Manufacturing, ship-building, and steel production became important to the city's economy during and after World War I. However, racial relations deteriorated over the same period. The first segregation ordinance was passed to segregate streetcars in the Port of Mobile in 1902, bringing a two-month unsuccessful boycott by the city's black population. Over the following decades, de facto segregation was replaced by formal Jim Crow laws.

The Port of Mobile's shipyards and the Brookley Army Air Field brought tremendous growth during World War II, as workers came to join the war effort. Almost 90 thousand people moved to the Port of Mobile between 1940 and 1943. The Port of Mobile was one of 18 cities in the United States that produced Liberty ships. Its Alabama Drydock and Shipbuilding Company made war ships faster than the Axis could sink them. The Gulf Shipbuilding Corporation constructed freighters, destroyers, and minesweepers.
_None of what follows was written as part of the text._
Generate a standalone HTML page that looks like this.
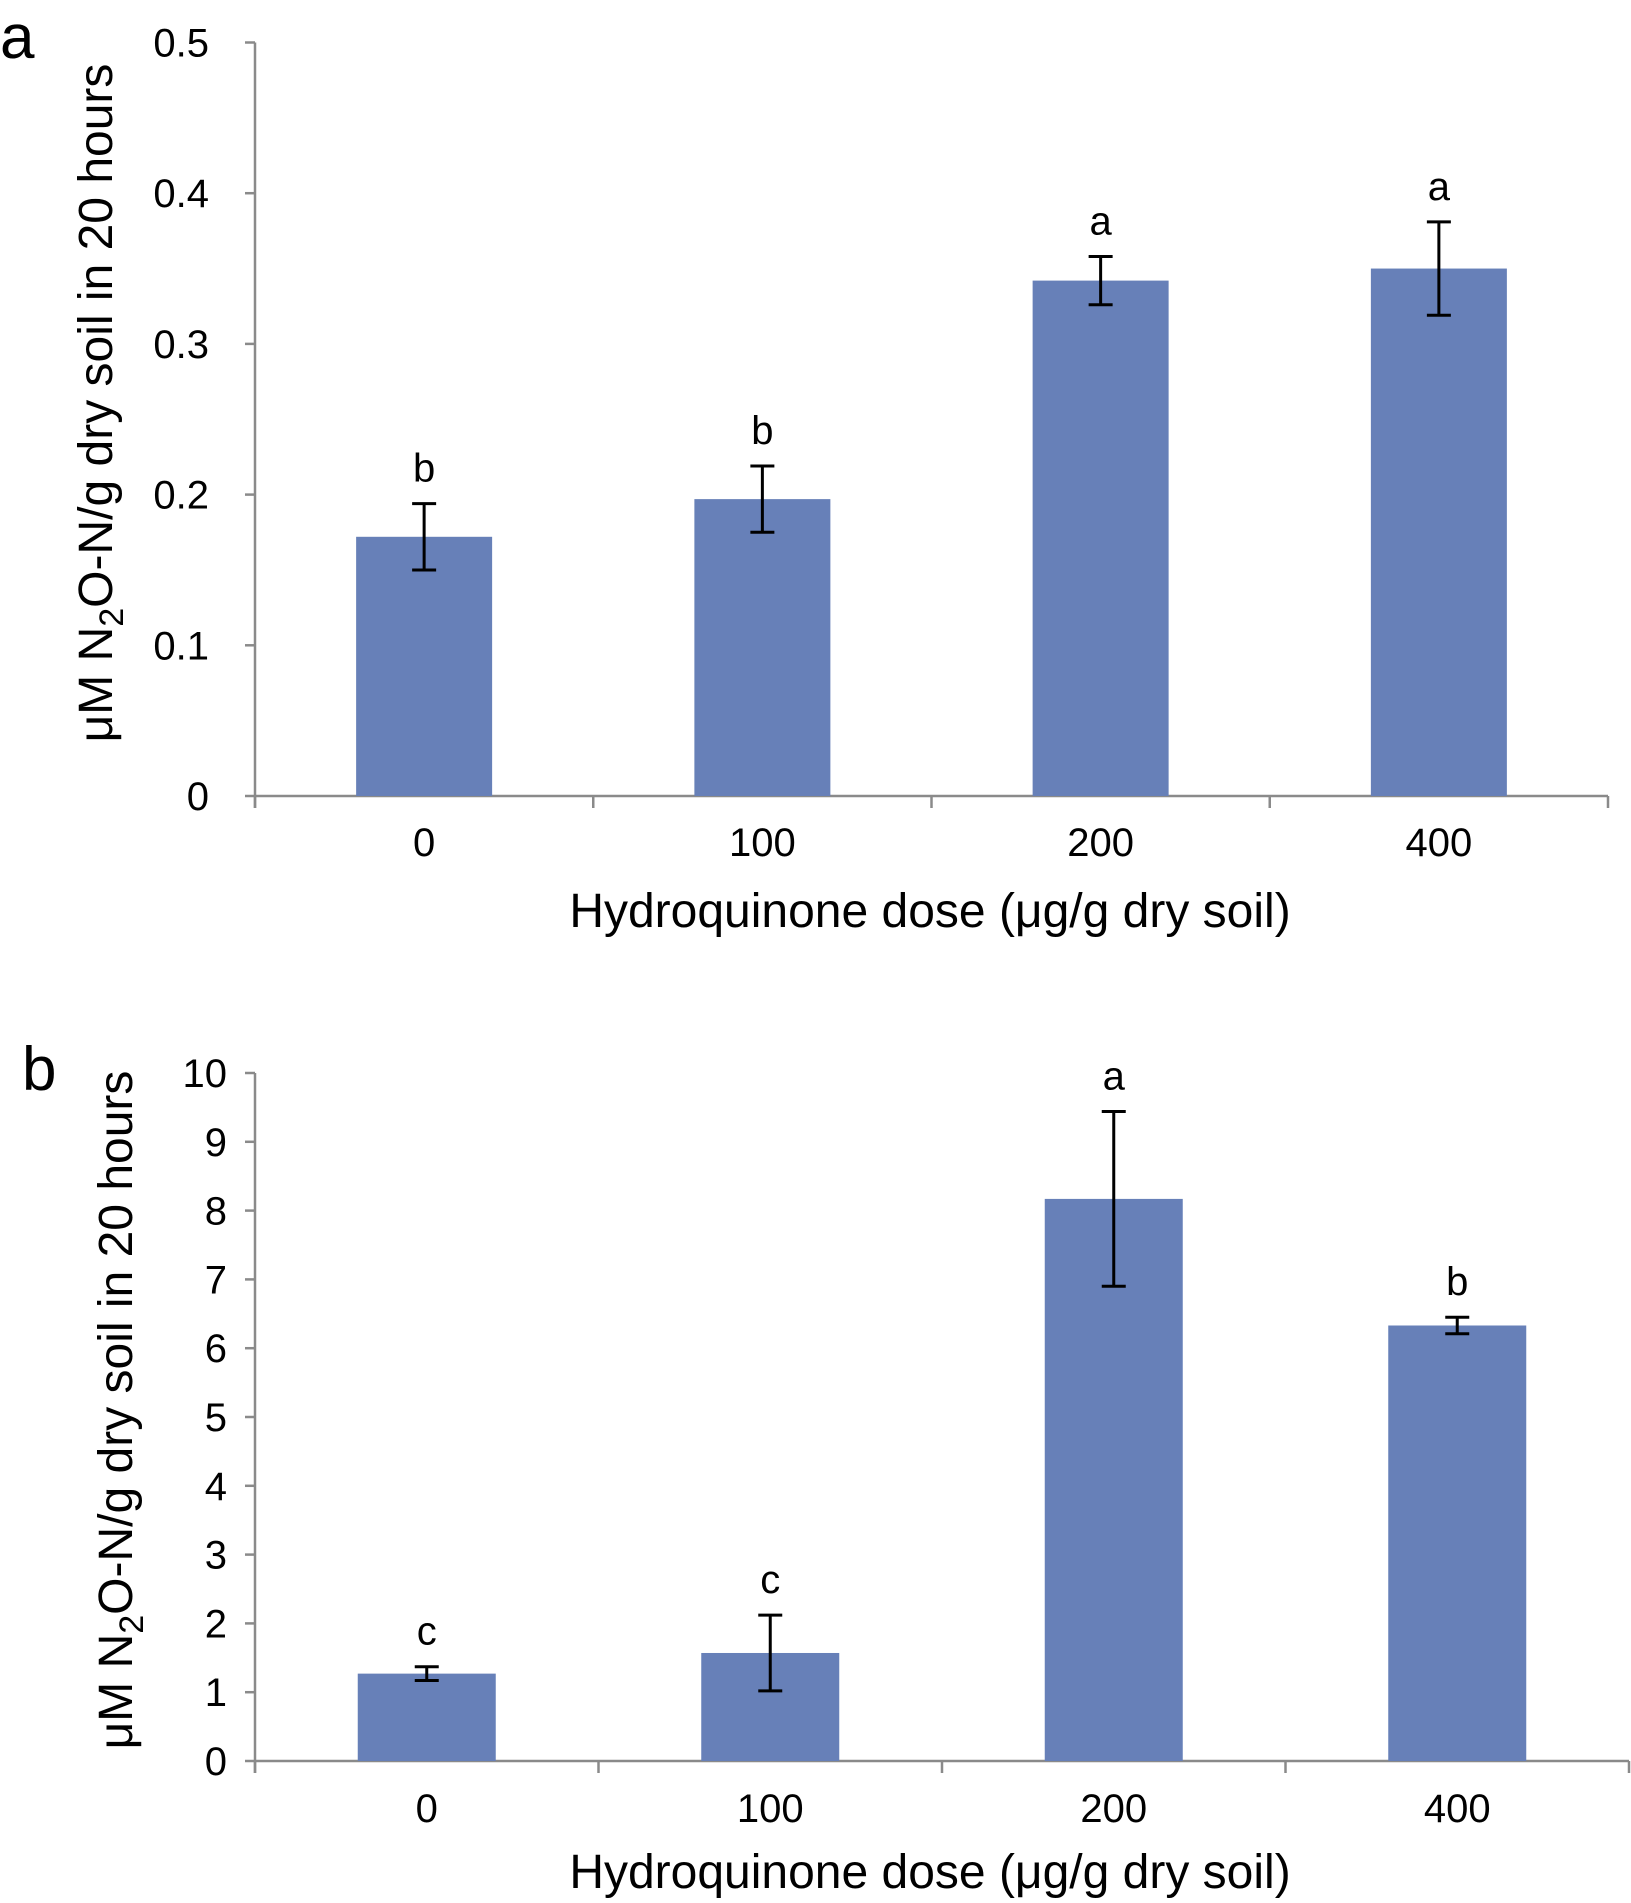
<!DOCTYPE html>
<html><head><meta charset="utf-8"><style>
html,body{margin:0;padding:0;background:#fff;}
svg{display:block;font-family:"Liberation Sans",Arial,sans-serif;}
</style></head><body>
<svg id="fig" width="1631" height="1903" viewBox="0 0 1631 1903">
<text x="0" y="58" font-size="62">a</text>
<text x="22" y="1090" font-size="62">b</text>
<text transform="translate(112,403) rotate(-90)" text-anchor="middle" font-size="48">μM N<tspan font-size="34" dy="11">2</tspan><tspan dy="-11">O-N/g dry soil in 20 hours</tspan></text>
<text transform="translate(132,1410) rotate(-90)" text-anchor="middle" font-size="48">μM N<tspan font-size="34" dy="11">2</tspan><tspan dy="-11">O-N/g dry soil in 20 hours</tspan></text>
<text x="930" y="927" text-anchor="middle" font-size="48">Hydroquinone dose (μg/g dry soil)</text>
<text x="930" y="1888" text-anchor="middle" font-size="48">Hydroquinone dose (μg/g dry soil)</text>
</svg>
<script>
const categories = ["0","100","200","400"];
const valuesA = [0.172,0.197,0.342,0.350];
const errorsA = [0.022,0.022,0.016,0.031];
const lettersA = ["b","b","a","a"];
const ticksA = [0,0.1,0.2,0.3,0.4,0.5];
const tickLabelsA = ["0","0.1","0.2","0.3","0.4","0.5"];
const valuesB = [1.27,1.57,8.17,6.33];
const errorsB = [0.1,0.55,1.27,0.12];
const lettersB = ["c","c","a","b"];
const ticksB = [0,1,2,3,4,5,6,7,8,9,10];
const tickLabelsB = ["0","1","2","3","4","5","6","7","8","9","10"];

const NS = "http://www.w3.org/2000/svg";
const svg = document.getElementById('fig');
function mk(tag, attrs){const e=document.createElementNS(NS,tag);for(const k in attrs)e.setAttribute(k,attrs[k]);svg.appendChild(e);return e;}

function panel(cfg, vals, errs, letters, ticks, tickLabels, id){
  const x0=cfg.x0, x1=cfg.x1, yBase=cfg.y0, yTop=cfg.yTop, max=cfg.max;
  const yS = v => yBase - (v/max)*(yBase-yTop);
  const band = (x1-x0)/categories.length;
  const xC = i => x0 + band*(i+0.5);
  let e;
  e=mk('line',{x1:x0,y1:yTop,x2:x0,y2:yBase+12,stroke:'#8a8a8a','stroke-width':2.5});
  
  
  e=mk('line',{x1:x0,y1:yBase,x2:x1,y2:yBase,stroke:'#8a8a8a','stroke-width':2.5});
  
  
  ticks.forEach((t,i)=>{
    const y=yS(t);
    let l=mk('line',{x1:x0-10,y1:y,x2:x0,y2:y,stroke:'#8a8a8a','stroke-width':2.5});
    
    
    let tx=mk('text',{x:cfg.labelX,y:y+14,'text-anchor':'end','font-size':40});
    tx.textContent=tickLabels[i];
    
    
  });
  for(let i=0;i<=categories.length;i++){
    const x=x0+band*i;
    let l=mk('line',{x1:x,y1:yBase,x2:x,y2:yBase+12,stroke:'#8a8a8a','stroke-width':2.5});
    
    
  }
  categories.forEach((c,i)=>{
    const cx=xC(i), w=cfg.bw;
    let r=mk('rect',{x:cx-w/2,y:yS(vals[i]),width:w,height:yBase-yS(vals[i]),fill:'#6780b8'});
    
    
    const yt=yS(vals[i]+errs[i]), yb=yS(vals[i]-errs[i]);
    let g=mk('path',{d:`M${cx},${yt}V${yb}M${cx-12},${yt}H${cx+12}M${cx-12},${yb}H${cx+12}`,stroke:'#000','stroke-width':3,fill:'none'});
    
    
    let lt=mk('text',{x:cx,y:yt-22,'text-anchor':'middle','font-size':40});
    lt.textContent=letters[i];
    
    
    let xl=mk('text',{x:cx,y:cfg.xLabelY,'text-anchor':'middle','font-size':40});
    xl.textContent=c;
    
    
  });
}
panel({x0:255,x1:1608,y0:796,yTop:42.5,max:0.5,bw:136,labelX:209,xLabelY:856},valuesA,errorsA,lettersA,ticksA,tickLabelsA,'a');
panel({x0:255,x1:1629,y0:1761,yTop:1073,max:10,bw:138,labelX:227,xLabelY:1822},valuesB,errorsB,lettersB,ticksB,tickLabelsB,'b');
</script>
</body></html>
After World War II, ship-building in the Port of Mobile took a back seat to the paper and chemical industries, and most of the old military bases were closed. After having served the war effort, African Americans began to press for social justice and equal rights in the Port of Mobile. Although more moves toward integration had taken place in the Port of Mobile than in other southern cities, the black minority was not satisfied.

In 1963, the Mobile County School Board was sued by three black students for denial of admission to Murphy High School. The following year, the court ordered the students' admission, and the desegregation of the Port of Mobile's county school system began as the end of legal segregation in the country came with the passage of the Civil Rights Act of 1964.

When Brookley Air Force Base was closed in the late 1960s, the Port of Mobile's economy felt the blow. The city entered a decade-long era of economic depression. In the 1980s, the city took on a new initiative to make the Port of Mobile a more competitive city. They built new facilities, undertook municipal projects, and restored many historic homes and buildings. Violent crimes decreased, and new businesses began to move into the city. Ship-building began anew in 1999 when Austal USA was founded in the Port of Mobile.